Record sales, record sales (last year and last decade)


The final tallies are in for 2009. And man did we buy a ton of music.

Last year, we made 1.545 billion purchases of music (up 2.1 percent from 2008), which includes everything from vinyl albums in your record store to digital downloads from Twitter. That, my friends, is a record.

The most impressive number in this report (lots of numbers in it... lots of numbers) to me is vinyl album sales. Last year, 2.5 million were purchased (another record), an increase of 33 percent.

I have to say that I buy pretty much all of my new music on vinyl any more (if I can find it). The reason? For a few bucks more, I get an LP and a digital download or CD. Why not have it as many formats as I can for a little more expense (and sometimes the same price).

In 2010, I don't know if vinyl will have another increase the size of the last two years, but I bet it will keep going up as more people buy turntables (especially the USB sort that will transfer your records to your computer).

The thing that is interesting to me is who sold a lot of vinyl. The top five are Radiohead, the Beatles, Michael Jackson, Metallica and Wilco. Considering only one of those bands (Wilco) put out a new album this year, that's very interesting.

People just aren't buying new records on vinyl as much as they're picking up the old titles. Look at the top 10 vinyl albums: Out of those 10, six were new records. The other were all catalog titles ("Abbey Road," "Thriller, "In Rainbows" and "Appetite for Destruction").

As predicted, digital sales went up, physical sales went down and sales of albums (that's full albums, be it digital or not) dropped.

This is a sign of people buying the singles, not the record. And most of them are being purchased digitally, obviously. I do it too. Usually, I like hearing the whole album, but with Flo Rida, I'm just not going to fork over that much money when the only song I'm going to end up listening to is "Right Round" anyway.

Your big winners this year were Taylor Swift, Susan Boyle, Michael Jackson, Lady Gaga, Andrea Bocelli, The Beatles, Miley Cyrus, the Black Eyed Peas, Eminem, Jay-Z, the Kings of Leon, Carrie Underwood and Michael Buble. They each sold millions of albums, digital singles, etc.
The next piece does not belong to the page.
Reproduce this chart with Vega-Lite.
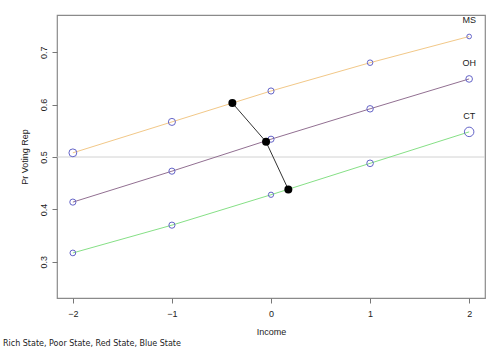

Michael Jackson had a good year. I mean, as far as selling records is concerned. He sold more than 8.2 million. Taylor Swift (last year's best-selling artist) had another good year, coming in at No. 2 with more than 4.6 million sold.

* * *

Included in these same numbers were more numbers about the decade.

"Beatles 1" was the best-selling album. Eminem (this surprised me) was the best-selling artist, followed by the Beatles. Sadly, the most-played song was Nickelback's "How You Remind Me."

And the most-played artist was Tim McGraw. A side-note: country radio is a force to be reckoned with, folks. Out of the top 10, the only non-country artists on this list were Nickelback and Green Day. Seriously.

Also interesting is a handy graphic they included that shows while album sales steadily dropped, overall sales (bolstered by individual track sales) went up and up and up.

The incline in the chart starts in 2003-04, not coincidentally the same time that the iTunes store went live (April 28, 2003). Check out the chart below:


Weird factoid: 3 percent of albums purchased in the aughts were cassettes. That's more than 181 million cassettes, which are now likely collecting dust.